THE REQUEST -
Copy everything in the listing below word for word, apart from any images.

**** INPUT

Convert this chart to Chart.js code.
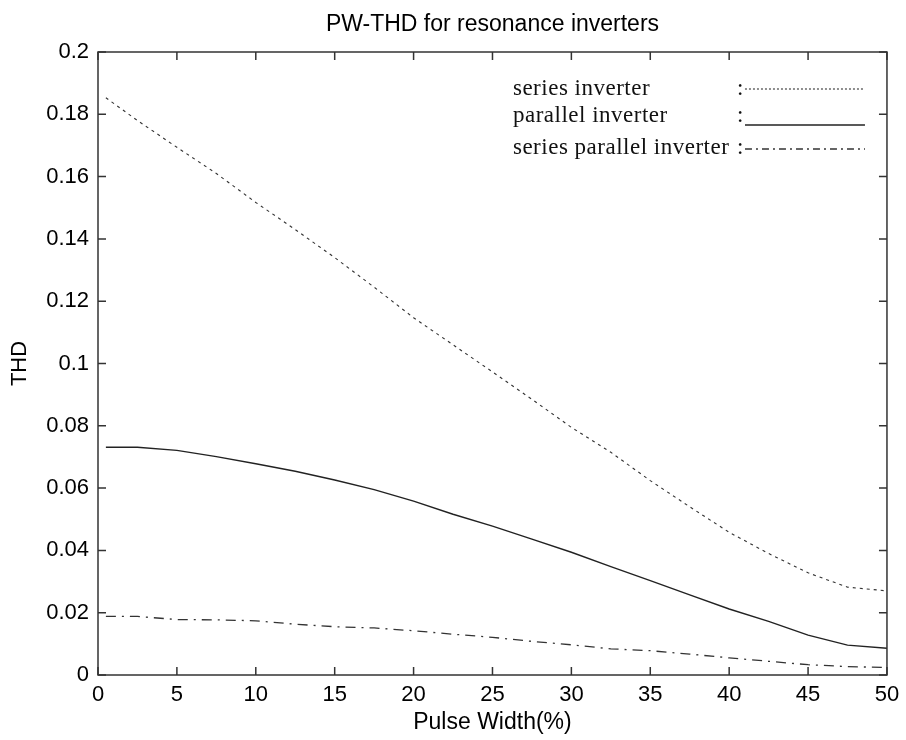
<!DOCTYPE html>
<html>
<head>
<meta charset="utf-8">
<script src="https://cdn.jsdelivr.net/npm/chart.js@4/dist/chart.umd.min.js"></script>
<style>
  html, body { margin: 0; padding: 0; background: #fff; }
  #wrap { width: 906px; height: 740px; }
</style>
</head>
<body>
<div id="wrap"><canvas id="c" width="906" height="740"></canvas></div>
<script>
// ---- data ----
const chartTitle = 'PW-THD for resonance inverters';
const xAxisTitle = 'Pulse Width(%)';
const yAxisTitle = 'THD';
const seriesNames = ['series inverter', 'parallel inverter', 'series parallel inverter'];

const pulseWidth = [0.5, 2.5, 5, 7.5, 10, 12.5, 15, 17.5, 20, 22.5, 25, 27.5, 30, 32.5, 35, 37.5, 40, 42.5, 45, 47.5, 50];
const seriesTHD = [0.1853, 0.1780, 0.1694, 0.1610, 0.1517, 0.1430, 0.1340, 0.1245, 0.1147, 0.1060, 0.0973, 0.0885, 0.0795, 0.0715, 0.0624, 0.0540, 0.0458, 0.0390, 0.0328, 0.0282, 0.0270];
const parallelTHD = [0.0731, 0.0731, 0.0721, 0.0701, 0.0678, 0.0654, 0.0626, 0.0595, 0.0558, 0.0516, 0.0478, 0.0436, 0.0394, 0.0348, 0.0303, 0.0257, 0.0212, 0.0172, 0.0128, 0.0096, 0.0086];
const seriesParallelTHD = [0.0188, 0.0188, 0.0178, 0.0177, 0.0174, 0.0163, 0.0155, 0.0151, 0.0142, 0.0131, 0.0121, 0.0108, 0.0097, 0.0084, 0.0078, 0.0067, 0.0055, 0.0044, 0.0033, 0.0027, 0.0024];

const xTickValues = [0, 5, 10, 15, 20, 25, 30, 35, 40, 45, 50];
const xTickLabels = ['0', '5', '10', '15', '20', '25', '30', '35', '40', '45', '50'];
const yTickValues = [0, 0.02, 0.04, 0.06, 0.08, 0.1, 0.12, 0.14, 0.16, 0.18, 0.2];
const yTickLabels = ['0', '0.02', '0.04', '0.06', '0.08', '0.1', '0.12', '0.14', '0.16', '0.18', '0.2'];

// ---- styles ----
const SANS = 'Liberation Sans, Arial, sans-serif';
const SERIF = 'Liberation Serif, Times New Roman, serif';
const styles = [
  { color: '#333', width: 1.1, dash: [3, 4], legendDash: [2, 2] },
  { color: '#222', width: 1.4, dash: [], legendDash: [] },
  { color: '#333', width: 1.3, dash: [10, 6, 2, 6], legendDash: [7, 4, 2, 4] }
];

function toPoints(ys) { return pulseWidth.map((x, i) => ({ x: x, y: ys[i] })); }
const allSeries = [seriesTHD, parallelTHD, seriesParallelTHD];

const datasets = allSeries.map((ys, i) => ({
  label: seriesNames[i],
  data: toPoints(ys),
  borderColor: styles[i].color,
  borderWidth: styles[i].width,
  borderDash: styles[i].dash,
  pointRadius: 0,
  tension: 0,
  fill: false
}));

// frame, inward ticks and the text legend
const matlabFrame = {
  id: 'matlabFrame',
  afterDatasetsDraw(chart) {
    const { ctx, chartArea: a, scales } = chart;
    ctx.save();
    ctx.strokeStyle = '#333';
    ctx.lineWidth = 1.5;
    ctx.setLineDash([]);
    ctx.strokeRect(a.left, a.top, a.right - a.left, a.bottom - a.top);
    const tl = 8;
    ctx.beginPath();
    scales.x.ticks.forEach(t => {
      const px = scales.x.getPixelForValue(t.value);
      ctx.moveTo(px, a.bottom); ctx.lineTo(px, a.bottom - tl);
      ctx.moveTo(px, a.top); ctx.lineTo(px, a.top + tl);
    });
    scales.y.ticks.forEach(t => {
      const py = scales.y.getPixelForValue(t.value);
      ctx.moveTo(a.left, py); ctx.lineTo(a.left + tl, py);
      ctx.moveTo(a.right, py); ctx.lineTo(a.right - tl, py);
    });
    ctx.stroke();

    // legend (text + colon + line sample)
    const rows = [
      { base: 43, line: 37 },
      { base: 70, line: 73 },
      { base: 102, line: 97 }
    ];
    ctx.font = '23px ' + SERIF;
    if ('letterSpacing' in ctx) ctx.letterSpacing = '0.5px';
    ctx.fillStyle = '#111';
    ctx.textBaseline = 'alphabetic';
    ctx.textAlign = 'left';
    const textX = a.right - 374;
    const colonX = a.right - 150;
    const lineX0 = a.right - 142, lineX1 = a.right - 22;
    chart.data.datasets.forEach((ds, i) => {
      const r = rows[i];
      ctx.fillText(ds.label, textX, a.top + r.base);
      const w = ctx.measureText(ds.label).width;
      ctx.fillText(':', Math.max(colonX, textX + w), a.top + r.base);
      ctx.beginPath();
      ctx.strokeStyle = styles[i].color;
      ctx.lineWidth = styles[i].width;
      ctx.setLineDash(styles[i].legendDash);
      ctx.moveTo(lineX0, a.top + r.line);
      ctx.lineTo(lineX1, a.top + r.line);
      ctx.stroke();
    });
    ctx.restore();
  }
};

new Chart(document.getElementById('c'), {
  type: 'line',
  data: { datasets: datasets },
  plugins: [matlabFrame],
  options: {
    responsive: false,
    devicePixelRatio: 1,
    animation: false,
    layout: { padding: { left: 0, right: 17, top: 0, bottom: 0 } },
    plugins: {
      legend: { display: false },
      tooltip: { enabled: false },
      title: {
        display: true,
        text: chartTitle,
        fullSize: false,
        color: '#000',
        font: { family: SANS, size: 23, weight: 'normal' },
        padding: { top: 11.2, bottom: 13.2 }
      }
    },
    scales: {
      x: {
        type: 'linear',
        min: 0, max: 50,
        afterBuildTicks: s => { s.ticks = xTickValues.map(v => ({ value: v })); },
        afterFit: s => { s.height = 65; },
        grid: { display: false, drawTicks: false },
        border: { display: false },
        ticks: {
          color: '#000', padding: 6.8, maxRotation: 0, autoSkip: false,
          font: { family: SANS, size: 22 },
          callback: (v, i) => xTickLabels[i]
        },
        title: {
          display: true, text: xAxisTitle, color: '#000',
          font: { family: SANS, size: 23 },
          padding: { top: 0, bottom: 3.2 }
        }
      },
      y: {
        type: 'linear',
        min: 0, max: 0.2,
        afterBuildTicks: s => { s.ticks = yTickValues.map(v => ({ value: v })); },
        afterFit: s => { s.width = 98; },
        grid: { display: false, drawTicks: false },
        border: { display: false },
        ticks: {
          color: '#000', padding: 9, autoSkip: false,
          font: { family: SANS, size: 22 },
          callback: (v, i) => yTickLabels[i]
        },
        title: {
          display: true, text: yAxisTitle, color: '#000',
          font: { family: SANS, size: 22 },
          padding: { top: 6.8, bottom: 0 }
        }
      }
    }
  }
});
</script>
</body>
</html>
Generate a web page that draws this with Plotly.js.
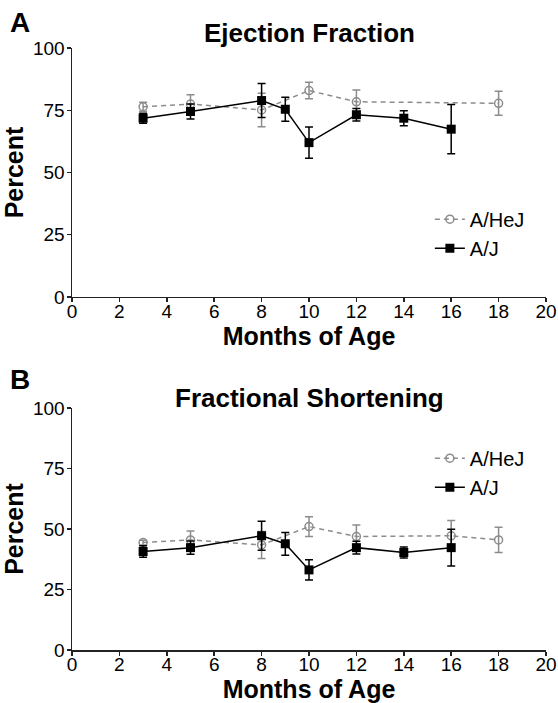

********

ANSWER TO THIS TASK -
Convert this chart to Chart.js code.
<!DOCTYPE html>
<html>
<head>
<meta charset="utf-8">
<script src="https://cdn.jsdelivr.net/npm/chart.js@4/dist/chart.umd.min.js"></script>
<style>
  html, body { margin: 0; padding: 0; background: #fff; }
  #wrap { width: 906px; height: 740px; }
</style>
</head>
<body>
<div id="wrap"><canvas id="c" width="906" height="740"></canvas></div>
<script>
// ---- data ----
const chartTitle = 'PW-THD for resonance inverters';
const xAxisTitle = 'Pulse Width(%)';
const yAxisTitle = 'THD';
const seriesNames = ['series inverter', 'parallel inverter', 'series parallel inverter'];

const pulseWidth = [0.5, 2.5, 5, 7.5, 10, 12.5, 15, 17.5, 20, 22.5, 25, 27.5, 30, 32.5, 35, 37.5, 40, 42.5, 45, 47.5, 50];
const seriesTHD = [0.1853, 0.1780, 0.1694, 0.1610, 0.1517, 0.1430, 0.1340, 0.1245, 0.1147, 0.1060, 0.0973, 0.0885, 0.0795, 0.0715, 0.0624, 0.0540, 0.0458, 0.0390, 0.0328, 0.0282, 0.0270];
const parallelTHD = [0.0731, 0.0731, 0.0721, 0.0701, 0.0678, 0.0654, 0.0626, 0.0595, 0.0558, 0.0516, 0.0478, 0.0436, 0.0394, 0.0348, 0.0303, 0.0257, 0.0212, 0.0172, 0.0128, 0.0096, 0.0086];
const seriesParallelTHD = [0.0188, 0.0188, 0.0178, 0.0177, 0.0174, 0.0163, 0.0155, 0.0151, 0.0142, 0.0131, 0.0121, 0.0108, 0.0097, 0.0084, 0.0078, 0.0067, 0.0055, 0.0044, 0.0033, 0.0027, 0.0024];

const xTickValues = [0, 5, 10, 15, 20, 25, 30, 35, 40, 45, 50];
const xTickLabels = ['0', '5', '10', '15', '20', '25', '30', '35', '40', '45', '50'];
const yTickValues = [0, 0.02, 0.04, 0.06, 0.08, 0.1, 0.12, 0.14, 0.16, 0.18, 0.2];
const yTickLabels = ['0', '0.02', '0.04', '0.06', '0.08', '0.1', '0.12', '0.14', '0.16', '0.18', '0.2'];

// ---- styles ----
const SANS = 'Liberation Sans, Arial, sans-serif';
const SERIF = 'Liberation Serif, Times New Roman, serif';
const styles = [
  { color: '#333', width: 1.1, dash: [3, 4], legendDash: [2, 2] },
  { color: '#222', width: 1.4, dash: [], legendDash: [] },
  { color: '#333', width: 1.3, dash: [10, 6, 2, 6], legendDash: [7, 4, 2, 4] }
];

function toPoints(ys) { return pulseWidth.map((x, i) => ({ x: x, y: ys[i] })); }
const allSeries = [seriesTHD, parallelTHD, seriesParallelTHD];

const datasets = allSeries.map((ys, i) => ({
  label: seriesNames[i],
  data: toPoints(ys),
  borderColor: styles[i].color,
  borderWidth: styles[i].width,
  borderDash: styles[i].dash,
  pointRadius: 0,
  tension: 0,
  fill: false
}));

// frame, inward ticks and the text legend
const matlabFrame = {
  id: 'matlabFrame',
  afterDatasetsDraw(chart) {
    const { ctx, chartArea: a, scales } = chart;
    ctx.save();
    ctx.strokeStyle = '#333';
    ctx.lineWidth = 1.5;
    ctx.setLineDash([]);
    ctx.strokeRect(a.left, a.top, a.right - a.left, a.bottom - a.top);
    const tl = 8;
    ctx.beginPath();
    scales.x.ticks.forEach(t => {
      const px = scales.x.getPixelForValue(t.value);
      ctx.moveTo(px, a.bottom); ctx.lineTo(px, a.bottom - tl);
      ctx.moveTo(px, a.top); ctx.lineTo(px, a.top + tl);
    });
    scales.y.ticks.forEach(t => {
      const py = scales.y.getPixelForValue(t.value);
      ctx.moveTo(a.left, py); ctx.lineTo(a.left + tl, py);
      ctx.moveTo(a.right, py); ctx.lineTo(a.right - tl, py);
    });
    ctx.stroke();

    // legend (text + colon + line sample)
    const rows = [
      { base: 43, line: 37 },
      { base: 70, line: 73 },
      { base: 102, line: 97 }
    ];
    ctx.font = '23px ' + SERIF;
    if ('letterSpacing' in ctx) ctx.letterSpacing = '0.5px';
    ctx.fillStyle = '#111';
    ctx.textBaseline = 'alphabetic';
    ctx.textAlign = 'left';
    const textX = a.right - 374;
    const colonX = a.right - 150;
    const lineX0 = a.right - 142, lineX1 = a.right - 22;
    chart.data.datasets.forEach((ds, i) => {
      const r = rows[i];
      ctx.fillText(ds.label, textX, a.top + r.base);
      const w = ctx.measureText(ds.label).width;
      ctx.fillText(':', Math.max(colonX, textX + w), a.top + r.base);
      ctx.beginPath();
      ctx.strokeStyle = styles[i].color;
      ctx.lineWidth = styles[i].width;
      ctx.setLineDash(styles[i].legendDash);
      ctx.moveTo(lineX0, a.top + r.line);
      ctx.lineTo(lineX1, a.top + r.line);
      ctx.stroke();
    });
    ctx.restore();
  }
};

new Chart(document.getElementById('c'), {
  type: 'line',
  data: { datasets: datasets },
  plugins: [matlabFrame],
  options: {
    responsive: false,
    devicePixelRatio: 1,
    animation: false,
    layout: { padding: { left: 0, right: 17, top: 0, bottom: 0 } },
    plugins: {
      legend: { display: false },
      tooltip: { enabled: false },
      title: {
        display: true,
        text: chartTitle,
        fullSize: false,
        color: '#000',
        font: { family: SANS, size: 23, weight: 'normal' },
        padding: { top: 11.2, bottom: 13.2 }
      }
    },
    scales: {
      x: {
        type: 'linear',
        min: 0, max: 50,
        afterBuildTicks: s => { s.ticks = xTickValues.map(v => ({ value: v })); },
        afterFit: s => { s.height = 65; },
        grid: { display: false, drawTicks: false },
        border: { display: false },
        ticks: {
          color: '#000', padding: 6.8, maxRotation: 0, autoSkip: false,
          font: { family: SANS, size: 22 },
          callback: (v, i) => xTickLabels[i]
        },
        title: {
          display: true, text: xAxisTitle, color: '#000',
          font: { family: SANS, size: 23 },
          padding: { top: 0, bottom: 3.2 }
        }
      },
      y: {
        type: 'linear',
        min: 0, max: 0.2,
        afterBuildTicks: s => { s.ticks = yTickValues.map(v => ({ value: v })); },
        afterFit: s => { s.width = 98; },
        grid: { display: false, drawTicks: false },
        border: { display: false },
        ticks: {
          color: '#000', padding: 9, autoSkip: false,
          font: { family: SANS, size: 22 },
          callback: (v, i) => yTickLabels[i]
        },
        title: {
          display: true, text: yAxisTitle, color: '#000',
          font: { family: SANS, size: 22 },
          padding: { top: 6.8, bottom: 0 }
        }
      }
    }
  }
});
</script>
</body>
</html>
Generate a web page that draws this with Plotly.js.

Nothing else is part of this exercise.